Kalathur.T is a Panchayat village in Karaikudi Assembly, Kannankudi union and Devakottai Taluk of Sivaganga district in the Indian state of Tamil Nadu.

Location 

It lies 20 km east of Karaikudi, 12 km northeast of Devakottai and 12 km east of NH 210, which links Trichy–Rameswaram Highway. The "Two small River" surrounds the village. The northern branch of the river is called Northern River(வடக்கு ஆறு) and the southern branch is called South River (தெற்கு ஆறு). The Devakottai – Aranthangi shortcut road passes throughout Kalathur, The Post Office is Mithravayal. This Place is in the border of the Kannankudi union and Sakkottai union.

Demographics 

Kalathur is a medium size village located in Devakottai Taluk of Sivaganga district, Tamil Nadu with total 224 families residing. The Kalathur village has population of 987 of which 508 are males while 479 are females as per Population Census 2011.

In Kalathur village population of children with age 0-6 is 98 which makes up 9.93% of total population of village. Average Sex Ratio of Kalathur village is 943 which is lower than Tamil Nadu state average of 996. Child Sex Ratio for the Kalathur as per census is 885, lower than Tamil Nadu average of 943.

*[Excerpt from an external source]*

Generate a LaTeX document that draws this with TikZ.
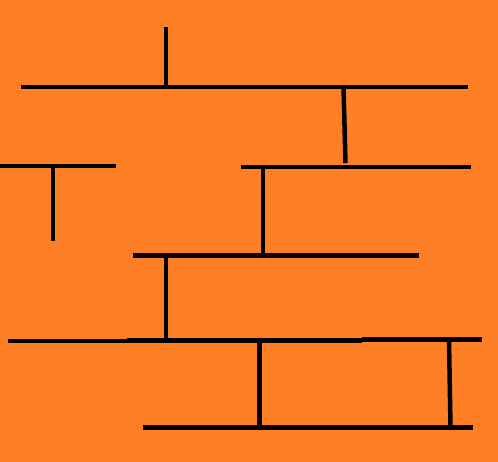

Kalathur village has lower literacy rate compared to Tamil Nadu. In 2011, literacy rate of Kalathur village was 74.69% compared to 80.09% of Tamil Nadu. In Kalathur Male literacy stands at 87.28% while female literacy rate was 61.43%.

Religion 

Hinduism is the village's major religion. Two major temples, Ayyanar Kovil & Muthu Mariamman Kovil are in the village. Every year in Tamil the month of Aadi is the festival for Muthu Mariamman Kovil.

Agriculture
The main occupation in the area is agriculture. Local agriculture primarily depends on seasonal rainfall. One of the major crops is rice.

Transport
Government Buses (Rout No: 16) connect the village with Devakottai and Puduvayal. The nearest Airport is Tiruchirappalli Airport, about 100 km away.

Education 
The village hosts a government middle school (P.u.m.school, Kalathur). There are also schools and colleges in the nearby villages of Karaikudi and Devakottai. Transportation is provided for students to and from Karaikudi, Devakottai and Puduvayal.

Kalathur Data 

In Kalathur village, most of the villagers are from BACKWARD CLASSES (BC) and Schedule Caste (SC). The village Kalathur currently doesn’t have any Schedule Tribe (ST) population.
Work Profile

In Kalathur village out of total population, 609 were engaged in work activities. 8.87% of workers describe their work as Main Work (Employment or Earning more than 6 Months) while 91.13% were involved in Marginal activity providing livelihood for less than 6 months. Of 609 workers engaged in Main Work, 3 were cultivators (owner or co-owner) while 10 were Agricultural labourer.